ENCYCLCPÆDIA BRITANNICA
ELEVENTH EDITION
VOLUME XXIII
REFECTORY (med. Lat. refeclorium, from reficere, to refresh), the hall of a monastery, convent, &c., where the religious took their chief meals together. There frequently was a sort of ambo, approached by steps, from which to read the legenda sanctorum, &c., during meals. The refectory was generally situated by the side of the S. cloister, so as to be removed from the church but contiguous to the kitchen; sometimes it was divided down the centre into two aisles, as at Fountains Abbey in England, Mont St Michel in France and at Villiers in Belgium, and into three aisles as in St Mary's, York, and the Bernardines, Paris. The refectory of St Martin-des-Champs in Paris is in two aisles, and is now utilized as the library of the École des Arts et Métiers. Its wall pulpit, with an arcaded staircase in the thickness of the wall, is still in perfect preservation.
REFEREE, a person to whom anything is referred; an
arbitrator. The court of referees in England was a court to
which the House of Commons committed the decision of all
questions as to the right of petitioners to be heard in opposition
to private bills. As originally constituted the referees consisted
of the chairman of ways and means, and other members, the
Speaker's counsel and several official referees not members of
the House of Commons. In 1903 the appointment of official
referees was discontinued. The court now consists of the
chairman of ways and means, the deputy chairman and not
less than seven other members of the House appointed by the
Speaker, and its duty, as defined by a standing order, is to decide
upon all petitions against private bills, or against provisional
orders or provisional certificates, as to the rights of the
petitioners to be heard upon such petitions. In the high court
of justice, under the Judicature Act 1873, cases may be submitted
to three official referees, for trial, inquiry and report, or
assessment of damages. Inquiry and report may be directed
in any case, trial only by consent of the parties, or in any matter
requiring any prolonged examination of documents or accounts,
or any scientific or local investigation which cannot be tried in
the ordinary way.
REFERENDUM and INITIATIVE, two methods by which the wishes of the general body of electors in a constitutional state may be expressed with regard to proposed legislation.

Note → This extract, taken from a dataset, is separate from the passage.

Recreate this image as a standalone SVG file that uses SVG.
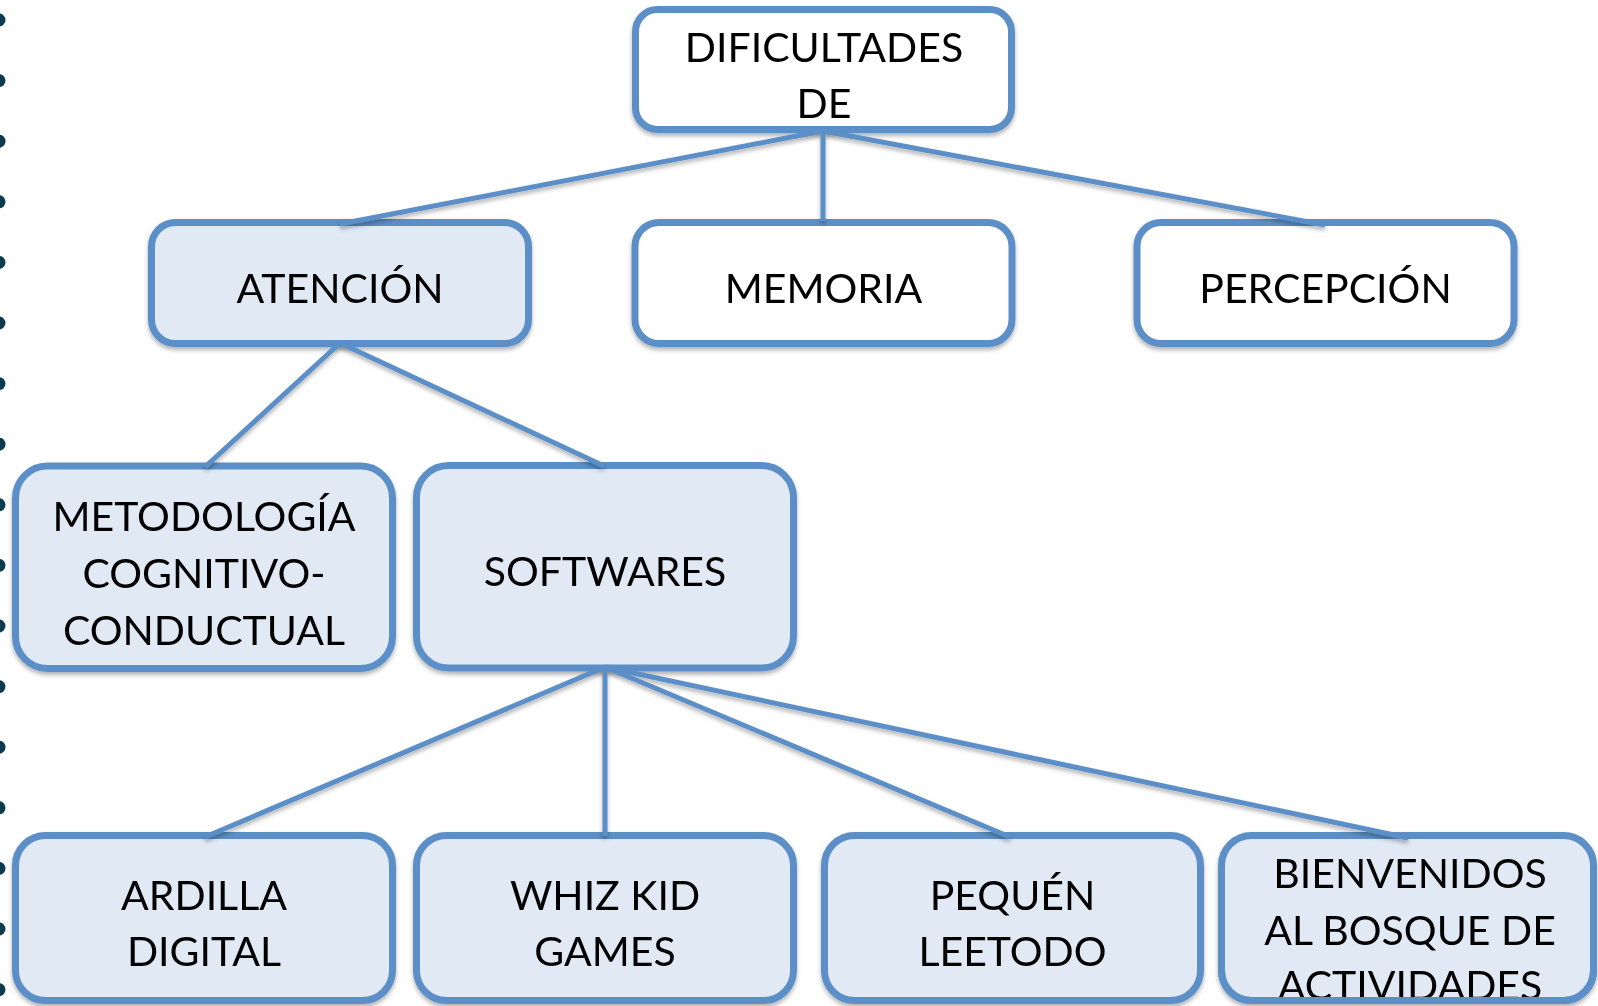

They are developed to the highest extent in Switzerland, and
are best exemplified in the Swiss federal and cantonal constitutions.
By these two methods the sovereign people in Switzerland
(whether in the confederation or in one of its cantons) approve
or reject the bills and resolutions agreed upon by the legislative
authority (Referendum), or compel that authority to introduce
bills on certain specified subjects (Initiative)—in other Words,
exercise the rights of the people as regards their elected representatives
at times other than general elections. The Referendum
means “that which is referred” to the sovereign people, and
prevailed (up to 1848) in the federal diet, the members of which
were bound by instructions, all matters outside which being
taken “ad referendum.” A similar system obtained previously
in the formerly independent confederations of the Grisons and
of the Valais, in the former case not merely as between the
Three Leagues, and even the bailiwicks of each within its
respective league, but also (so far as regards the upper Engadine)
the communes making up a bailiwick, though in the Valais the
plan prevailed only as between the seven Zehnten or bailiwicks.
The Initiative, on the other hand, is the means by which the sovereign people can compel its elected representatives to take into consideration either some specified object or a draft bill relating thereto, the final result of the deliberations of the legislature being subject by a referendum vote to the approval or rejection of the people. These two institutions therefore enable the sovereign people to control the decisions of the legislature, without having recourse to a dissolution, or waiting for the expiration of its natural term of office.
As might have been expected, both had been adopted by different cantons before they found their way into the federal constitution, which naturally has to take account of the sovereign rights of the cantons of which it is composed. Further, they (at any rate the referendum) were employed in the case of constitutional matters relating to cantonal constitutions before being applied to all or certain specified laws and resolutions. Finally, the action of both has been distinctly conservative in the case of the confederation though to a less marked degree in the case of the cantons.